HERE TODAY, GONE TOMORROW?
The shelf life for NFL's latest phenomenon is unknown.
Although players and coaches agree the Wildcat isn't going to vanish this season, its long-term viability remains in doubt.
The Dolphins' scheme, which ignited a slumping offense by averaging seven yards per play during an initial seven-game stretch, wasn't nearly as effective during the last quarter of the season.
After Miami amassed 119 yards and four touchdowns on six Wildcat plays in its Week 3 debut against the Patriots, it managed just 25 yards on eight plays in a 20-point loss in the Week 12 rematch (The Jets were marginally effective when Smith ran the formation last season as well.).
Expect more defensive adjustments this season despite the new dimension.
"It certainly was an innovative move," Giants coach Tom Coughlin said of adding running quarterbacks into the Wildcat mix. "People are now seeing the various different styles of athletes that are lining up at that position and (causing) you problems defensively. We'll see how that goes. You'll have to wait to see how the season goes before you find out if anybody really has an answer."

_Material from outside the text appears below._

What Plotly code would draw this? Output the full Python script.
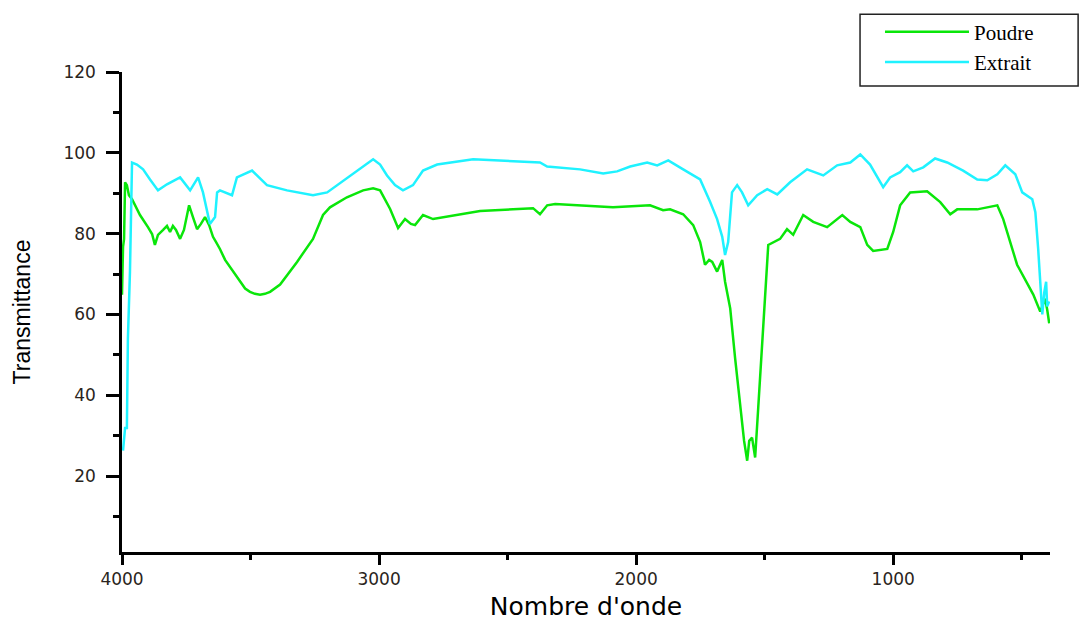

The Wildcat itself -- as much as adjusted defensive gameplans -- might determine the scheme's lifespan in the NFL.
McNabb, who was shuffled in and out of the Eagles third preseason game to make way for Vick, hinted that disrupting the rhythm of a team's conventional offense could be one potential downside to the newest wrinkle.
"Before you can come up with gimmicks or come up with something else," McNabb said, "you've got to get your base offense going."
But the temptation to use Vick, the poster boy for the upgraded version of the Wildcat, may be too powerful to ignore.
"The sky's the limit," Vick said. "I was thinking about so many different things that we can do. It's almost scary."
Staff writer Jenny Vrentas contributed to this story.